Hoy, muchos jóvenes y personas adultas también, se sienten consagrados a Dios y a los hermanos, pero, podríamos decir, de manera “no formal”. Entonces, los que se preguntan por la vía formal, es decir, ser sacerdote, religioso, consagrado en una comunidad concreta, se encuentran con la disyuntiva de si “es necesaria tanta formalidad”. “Quizá yo puedo ser pobre, casto y obediente a mi manera”, dicen algunos.
Es cierto, pero lo que se desconoce, quizá por curioso idealismo, es que el hombre está llamado tanto a responder a sus íntimos deseos de servir a Dios en los demás, como a formar comunidad.
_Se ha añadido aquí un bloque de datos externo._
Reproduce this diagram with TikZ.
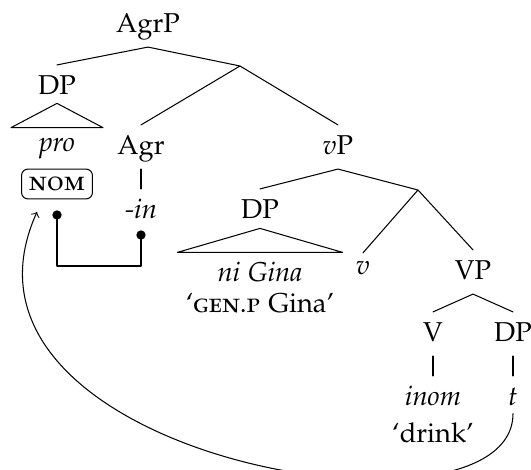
\documentclass[tikz,border=0pt]{standalone}
\usepackage[T1]{fontenc}
\usepackage[sc]{mathpazo}
\tikzset{lab/.style={inner sep=2.8pt, text height=8.5pt, text depth=2.5pt},
	gloss/.style={inner sep=0.5pt, text height=7.5pt, text depth=2.5pt},
	casebox/.style={draw, rounded corners=2.5pt, minimum width=27.3pt, minimum height=11.5pt, inner sep=0pt},
	link/.style={circle, fill, inner sep=0pt, minimum size=3.6pt}}
\begin{document}
\begin{tikzpicture}[x=0.385pt, y=-0.385pt, font=\fontsize{10.5}{12.6}\selectfont, line join=round, line cap=round, >=to]
	\useasboundingbox (0,0) rectangle (531,470);
	% upper part
	\node[lab] (agrp) at (148,25) {AgrP};
	\node[lab] (dpa) at (57,87) {DP};
	\coordinate (agrbar) at (240,66);
	\node[lab] (pro) at (57,144) {\textit{pro}};
	\node[casebox] (nom) at (57,184) {\textsc{nom}};
	\node[lab] (agr) at (141,147) {Agr};
	\node[lab] (in) at (141,211) {\textit{-in}};
	\node[link] (ldot) at (57,215) {};
	\node[link] (rdot) at (141,235) {};
	\coordinate (linkb) at (57,266);
	\node[lab] (vp) at (338,147) {\textit{v}P};
	\draw (agrp.south)--(dpa.north) (agrp.south)--(agrbar)--(agr.north) (agrbar)--(vp.north);
	\draw ([yshift=2.2pt]dpa.south)--([xshift=-17.7pt,yshift=-2.2pt]pro.north)--([xshift=17.7pt,yshift=-2.2pt]pro.north)--cycle;
	\draw (agr.south)--(in.north);
	\draw (ldot.center)--(linkb)-|(rdot.center);
	% vP
	\node[lab] (dpb) at (260,211) {DP};
	\coordinate (vbar) at (418,190);
	\node[gloss] (nigina) at (260,275.5) {\textit{ni Gina}};
	\node[gloss] (glossa) at (260,306.5) {`\textsc{gen.p} Gina'};
	\node[lab, text height=5.5pt] (v) at (363,271) {\textit{v}};
	\node[lab] (vpp) at (473,272) {VP};
	\draw (vp.south)--(dpb.north) (vp.south)--(vbar)--(v.north) (vbar)--(vpp.north);
	\draw ([yshift=1.8pt]dpb.south)--([xshift=-31.8pt,yshift=3.2pt]nigina.north)--([xshift=31.8pt,yshift=3.2pt]nigina.north)--cycle;
	% VP
	\node[lab] (verb) at (433,334) {V};
	\node[lab] (dpc) at (513,334) {DP};
	\node[lab] (inom) at (433,398) {\textit{inom}};
	\node[gloss] (glossb) at (433,436.5) {`drink'};
	\node[lab] (trace) at (513,398) {\textit{t}};
	\draw (vpp.south)--(verb.north) (vpp.south)--(dpc.north);
	\draw (verb.south)--(inom.north) (dpc.south)--(trace.north);
	% movement
	\coordinate (nomtip) at (37,212);
	\draw[->] ([yshift=2.5pt]trace.south) .. controls (513,555) and (-75,460) .. (nomtip);
\end{tikzpicture}
\end{document}
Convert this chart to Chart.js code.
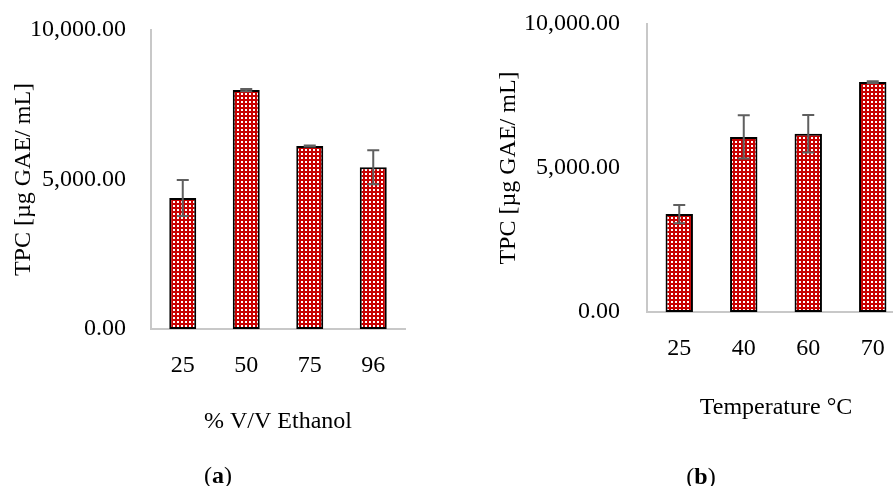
<!DOCTYPE html>
<html>
<head>
<meta charset="utf-8">
<script src="https://cdn.jsdelivr.net/npm/chart.js@4"></script>
<style>
  html, body { margin: 0; padding: 0; background: #fff; overflow: hidden; width: 893px; height: 486px; }
  .wrap { position: absolute; top: 0; }
  .cap { position: absolute; font-family: 'Liberation Serif', serif; font-size: 24px; color: #000; transform: translate(-50%, -50%); white-space: nowrap; }
</style>
</head>
<body>
<div class="wrap" style="left:0px"><canvas id="chartA" width="440" height="486"></canvas></div>
<div class="wrap" style="left:450px"><canvas id="chartB" width="460" height="486"></canvas></div>
<div class="cap" style="left:218px; top:475px">(<b>a</b>)</div>
<div class="cap" style="left:701px; top:476px">(<b>b</b>)</div>
<script>
// (a) ethanol concentration
const ethanolLabels = ['25', '50', '75', '96'];
const ethanolTpc = [4380, 7990, 6120, 5410];
const ethanolErr = [600, 40, 20, 570];

// (b) temperature
const tempLabels = ['25', '40', '60', '70'];
const tempTpc = [3400, 6080, 6190, 7985];
const tempErr = [315, 750, 650, 30];

const yTicks = [0, 5000, 10000];

Chart.defaults.font.family = "'Liberation Serif', serif";
Chart.defaults.font.size = 24;
Chart.defaults.color = '#000';

function dotPattern() {
    const c = document.createElement('canvas');
    c.width = 4; c.height = 4;
    const g = c.getContext('2d');
    g.fillStyle = '#c80000';
    g.fillRect(0, 0, 4, 4);
    g.fillStyle = '#ffffff';
    g.fillRect(1, 1, 2, 2);
    return g.createPattern(c, 'repeat');
}

// draws +/- error whiskers on top of every bar
const errorBars = {
    id: 'errorBars',
    afterDatasetsDraw(chart) {
        const ctx = chart.ctx;
        const y = chart.scales.y;
        chart.data.datasets.forEach((ds, i) => {
            const meta = chart.getDatasetMeta(i);
            meta.data.forEach((bar, j) => {
                const v = ds.data[j], e = ds.errors[j];
                const top = y.getPixelForValue(v + e);
                const bot = y.getPixelForValue(v - e);
                ctx.save();
                ctx.strokeStyle = '#5f5f5f';
                ctx.lineWidth = 2;
                ctx.beginPath();
                ctx.moveTo(bar.x, top); ctx.lineTo(bar.x, bot);
                ctx.moveTo(bar.x - 6, top); ctx.lineTo(bar.x + 6, top);
                ctx.moveTo(bar.x - 6, bot); ctx.lineTo(bar.x + 6, bot);
                ctx.stroke();
                ctx.restore();
            });
        });
    }
};

function makeChart(id, labels, values, errs, xTitle, opt) {
    const ctx = document.getElementById(id).getContext('2d');
    return new Chart(ctx, {
        type: 'bar',
        data: {
            labels: labels,
            datasets: [{
                data: values,
                errors: errs,
                backgroundColor: dotPattern(),
                borderColor: '#000',
                borderWidth: 2,
                borderSkipped: false,
                barPercentage: 0.425,
                categoryPercentage: 1
            }]
        },
        options: {
            responsive: false,
            animation: false,
            layout: { padding: opt.padding },
            plugins: { legend: { display: false }, tooltip: { enabled: false } },
            scales: {
                x: {
                    afterFit: s => { s.height = opt.xHeight; },
                    grid: { display: false, drawTicks: false },
                    border: { display: true, color: '#c8c8c8', width: 2 },
                    ticks: { padding: 22 },
                    title: { display: true, text: xTitle, padding: 0 }
                },
                y: {
                    min: 0,
                    max: 10000,
                    afterBuildTicks: s => { s.ticks = yTicks.map(v => ({ value: v })); },
                    afterFit: s => { s.width = opt.yWidth; s.paddingTop = 0; s.paddingBottom = 0; },
                    grid: { display: false, drawTicks: false },
                    border: { display: true, color: '#c8c8c8', width: 2 },
                    ticks: {
                        padding: opt.tickPad,
                        callback: v => v.toLocaleString('en-US', { minimumFractionDigits: 2, maximumFractionDigits: 2 })
                    },
                    title: { display: true, text: 'TPC [µg GAE/ mL]', padding: { top: opt.yTitleTop, bottom: 0 } }
                }
            }
        },
        plugins: [errorBars]
    });
}

makeChart('chartA', ethanolLabels, ethanolTpc, ethanolErr, '% V/V Ethanol', {
    padding: { left: 0, top: 30, right: 35, bottom: 49.6 },
    xHeight: 107.4, yWidth: 151, tickPad: 25, yTitleTop: 9
});

makeChart('chartB', tempLabels, tempTpc, tempErr, 'Temperature °C', {
    padding: { left: 0, top: 24, right: 5, bottom: 63.6 },
    xHeight: 110.4, yWidth: 197, tickPad: 27, yTitleTop: 44
});
</script>
</body>
</html>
Y cuando hay comunidad se dan, al menos, dos momentos: el carismático donde la consolación y la experiencia de Jesús por el llamado aparece de manera fresca y gozosa; y el momento de la institucionalización de lo carismático, donde de forma casi espontánea surgen parámetros que buscan cuidar, proteger y fortalecer la experiencia originaria, sobre todo en los momentos de crisis. Son estas comunidades institucionalizadas con las que el llamado religioso muchas veces entra en conflicto.

Ante esto, es necesario dar el paso de aceptar que la realidad humana es más ambigua, más contradictoria y paradójica de lo que desearíamos. La honestidad para con el llamado se tiene que dar en todos los contextos. Por eso, la lucha por instituciones que cuiden y fortalezcan la fecundidad de las personas nunca será poca, si tenemos en cuenta que el más contundente crítico de la religión es el mismo que nos llama: Jesucristo. Fue él quien puso en el centro del corazón de los hombres al Buen Dios para darnos vida abundante (Jn10-10), a la vez que nos puso para siempre en el corazón misericordioso del Padre para que ya nada pueda separarnos de él (Rm8,35ss).